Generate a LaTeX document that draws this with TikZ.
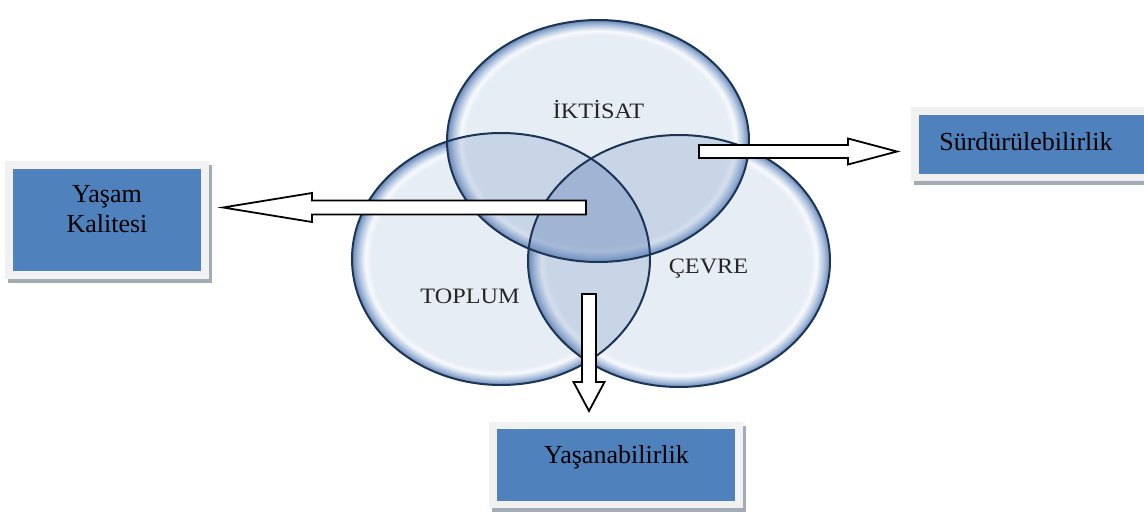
\documentclass[tikz,border=0pt]{standalone}
\usepackage{graphicx}
\usepackage{fontspec}
\setmainfont{Liberation Serif}
\usetikzlibrary{calc,shadows}
\definecolor{boxblue}{HTML}{4F81BD}
\definecolor{framegray}{HTML}{F1F1F1}
\definecolor{shadowgray}{HTML}{A3ABB6}
\definecolor{rimline}{HTML}{1C3557}
\definecolor{gin}{HTML}{E7EDF5}
\definecolor{ghi}{HTML}{F7F9FC}
\definecolor{gmid}{HTML}{B4C7E2}
\definecolor{grim}{HTML}{6A88B5}
\definecolor{tint}{HTML}{6F8FBF}
\definecolor{txt}{HTML}{262626}
\pgfdeclareradialshading{glass}{\pgfpoint{0bp}{0bp}}{color(0bp)=(gin); color(21.8bp)=(gin); color(22.8bp)=(ghi); color(23.9bp)=(gmid); color(25bp)=(grim); color(50bp)=(grim)}
\newcommand{\wideT}[1]{\scalebox{1.1}[1]{#1}}
\begin{document}
\begin{tikzpicture}[x=1pt,y=-1pt,
  ring/.style={draw=rimline, line width=2pt},
  ringtext/.style={font=\fontsize{22}{26}\selectfont, text=txt, inner sep=0, anchor=base},
  frame/.style={rectangle, fill=framegray, inner sep=0, draw=none,
     drop shadow={shadow xshift=3pt, shadow yshift=-4pt, fill=shadowgray, opacity=1}},
  bluebox/.style={rectangle, fill=boxblue, inner sep=0, draw=none},
  boxtext/.style={font=\fontsize{26}{30}\selectfont, text=black, inner sep=0, align=center},
  blockarrow/.style={draw=black, fill=white, line width=1.8pt, line join=miter}]
\useasboundingbox (0,0) rectangle (1144,514);
\clip (0,0) rectangle (1144,514);
\def\ellT{(598,141) ellipse [x radius=151pt, y radius=121pt]}
\def\ellL{(501,259) ellipse [x radius=149pt, y radius=126pt]}
\def\ellR{(679,261) ellipse [x radius=151pt, y radius=126pt]}
% ellipse bodies
\shade[shading=glass] \ellL;
\shade[shading=glass] \ellR;
\shade[shading=glass] \ellT;
% overlap tints
\begin{scope}\clip \ellT; \fill[tint, opacity=0.25] \ellL; \end{scope}
\begin{scope}\clip \ellT; \fill[tint, opacity=0.25] \ellR; \end{scope}
\begin{scope}\clip \ellL; \fill[tint, opacity=0.25] \ellR; \end{scope}
% outlines
\draw[ring] \ellL;
\draw[ring] \ellR;
\draw[ring] \ellT;
% ring labels
\node[ringtext] (iktisat) at (598.5,118) {\wideT{İKTİSAT}};
\node[ringtext] (toplum) at (470,303) {\wideT{TOPLUM}};
\node[ringtext] (cevre) at (708.5,273.5) {\wideT{ÇEVRE}};
% block arrows
\coordinate (lA) at (586,207.5); \coordinate (lT) at (223,207.5);
\draw[blockarrow] ($(lA)+(0,-7)$) -- ($(lT)+(89,-7)$) -- ($(lT)+(89,-14.5)$) -- (lT)
  -- ($(lT)+(89,14.5)$) -- ($(lT)+(89,7)$) -- ($(lA)+(0,7)$) -- cycle;
\coordinate (rA) at (699,151.5); \coordinate (rT) at (897,151.5);
\draw[blockarrow] ($(rA)+(0,-6.5)$) -- ($(rT)+(-49,-6.5)$) -- ($(rT)+(-49,-13)$) -- (rT)
  -- ($(rT)+(-49,13)$) -- ($(rT)+(-49,6.5)$) -- ($(rA)+(0,6.5)$) -- cycle;
\coordinate (dA) at (589,294); \coordinate (dT) at (589,411);
\draw[blockarrow] ($(dA)+(-7,0)$) -- ($(dT)+(-7,-29)$) -- ($(dT)+(-15.5,-29)$) -- (dT)
  -- ($(dT)+(15.5,-29)$) -- ($(dT)+(7,-29)$) -- ($(dA)+(7,0)$) -- cycle;
% boxes
\node[frame, minimum width=204pt, minimum height=118pt] (fq) at (107,220) {};
\node[bluebox, minimum width=188pt, minimum height=102pt] (bq) at (107,220) {};
\node[boxtext] (tq) at (107,209.5) {Yaşam\\Kalitesi};
\node[frame, minimum width=240pt, minimum height=74pt] (fs) at (1031,144) {};
\node[bluebox, minimum width=232pt, minimum height=59pt] (bs) at (1035,144.5) {};
\node[boxtext, anchor=base] (ts) at (1026,150) {Sürdürülebilirlik};
\node[frame, minimum width=254pt, minimum height=86pt] (fy) at (616,465) {};
\node[bluebox, minimum width=238pt, minimum height=72pt] (by) at (616,465) {};
\node[boxtext, anchor=base] (ty) at (616.5,463) {Yaşanabilirlik};
\end{tikzpicture}
\end{document}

> [REQUIRED TASK]:
Give every line back word for word and leave the pictures out.

> [RIGHT ANSWER]:
Generate a LaTeX document that draws this with TikZ.
\documentclass[tikz,border=0pt]{standalone}
\usepackage{graphicx}
\usepackage{fontspec}
\setmainfont{Liberation Serif}
\usetikzlibrary{calc,shadows}
\definecolor{boxblue}{HTML}{4F81BD}
\definecolor{framegray}{HTML}{F1F1F1}
\definecolor{shadowgray}{HTML}{A3ABB6}
\definecolor{rimline}{HTML}{1C3557}
\definecolor{gin}{HTML}{E7EDF5}
\definecolor{ghi}{HTML}{F7F9FC}
\definecolor{gmid}{HTML}{B4C7E2}
\definecolor{grim}{HTML}{6A88B5}
\definecolor{tint}{HTML}{6F8FBF}
\definecolor{txt}{HTML}{262626}
\pgfdeclareradialshading{glass}{\pgfpoint{0bp}{0bp}}{color(0bp)=(gin); color(21.8bp)=(gin); color(22.8bp)=(ghi); color(23.9bp)=(gmid); color(25bp)=(grim); color(50bp)=(grim)}
\newcommand{\wideT}[1]{\scalebox{1.1}[1]{#1}}
\begin{document}
\begin{tikzpicture}[x=1pt,y=-1pt,
  ring/.style={draw=rimline, line width=2pt},
  ringtext/.style={font=\fontsize{22}{26}\selectfont, text=txt, inner sep=0, anchor=base},
  frame/.style={rectangle, fill=framegray, inner sep=0, draw=none,
     drop shadow={shadow xshift=3pt, shadow yshift=-4pt, fill=shadowgray, opacity=1}},
  bluebox/.style={rectangle, fill=boxblue, inner sep=0, draw=none},
  boxtext/.style={font=\fontsize{26}{30}\selectfont, text=black, inner sep=0, align=center},
  blockarrow/.style={draw=black, fill=white, line width=1.8pt, line join=miter}]
\useasboundingbox (0,0) rectangle (1144,514);
\clip (0,0) rectangle (1144,514);
\def\ellT{(598,141) ellipse [x radius=151pt, y radius=121pt]}
\def\ellL{(501,259) ellipse [x radius=149pt, y radius=126pt]}
\def\ellR{(679,261) ellipse [x radius=151pt, y radius=126pt]}
% ellipse bodies
\shade[shading=glass] \ellL;
\shade[shading=glass] \ellR;
\shade[shading=glass] \ellT;
% overlap tints
\begin{scope}\clip \ellT; \fill[tint, opacity=0.25] \ellL; \end{scope}
\begin{scope}\clip \ellT; \fill[tint, opacity=0.25] \ellR; \end{scope}
\begin{scope}\clip \ellL; \fill[tint, opacity=0.25] \ellR; \end{scope}
% outlines
\draw[ring] \ellL;
\draw[ring] \ellR;
\draw[ring] \ellT;
% ring labels
\node[ringtext] (iktisat) at (598.5,118) {\wideT{İKTİSAT}};
\node[ringtext] (toplum) at (470,303) {\wideT{TOPLUM}};
\node[ringtext] (cevre) at (708.5,273.5) {\wideT{ÇEVRE}};
% block arrows
\coordinate (lA) at (586,207.5); \coordinate (lT) at (223,207.5);
\draw[blockarrow] ($(lA)+(0,-7)$) -- ($(lT)+(89,-7)$) -- ($(lT)+(89,-14.5)$) -- (lT)
  -- ($(lT)+(89,14.5)$) -- ($(lT)+(89,7)$) -- ($(lA)+(0,7)$) -- cycle;
\coordinate (rA) at (699,151.5); \coordinate (rT) at (897,151.5);
\draw[blockarrow] ($(rA)+(0,-6.5)$) -- ($(rT)+(-49,-6.5)$) -- ($(rT)+(-49,-13)$) -- (rT)
  -- ($(rT)+(-49,13)$) -- ($(rT)+(-49,6.5)$) -- ($(rA)+(0,6.5)$) -- cycle;
\coordinate (dA) at (589,294); \coordinate (dT) at (589,411);
\draw[blockarrow] ($(dA)+(-7,0)$) -- ($(dT)+(-7,-29)$) -- ($(dT)+(-15.5,-29)$) -- (dT)
  -- ($(dT)+(15.5,-29)$) -- ($(dT)+(7,-29)$) -- ($(dA)+(7,0)$) -- cycle;
% boxes
\node[frame, minimum width=204pt, minimum height=118pt] (fq) at (107,220) {};
\node[bluebox, minimum width=188pt, minimum height=102pt] (bq) at (107,220) {};
\node[boxtext] (tq) at (107,209.5) {Yaşam\\Kalitesi};
\node[frame, minimum width=240pt, minimum height=74pt] (fs) at (1031,144) {};
\node[bluebox, minimum width=232pt, minimum height=59pt] (bs) at (1035,144.5) {};
\node[boxtext, anchor=base] (ts) at (1026,150) {Sürdürülebilirlik};
\node[frame, minimum width=254pt, minimum height=86pt] (fy) at (616,465) {};
\node[bluebox, minimum width=238pt, minimum height=72pt] (by) at (616,465) {};
\node[boxtext, anchor=base] (ty) at (616.5,463) {Yaşanabilirlik};
\end{tikzpicture}
\end{document}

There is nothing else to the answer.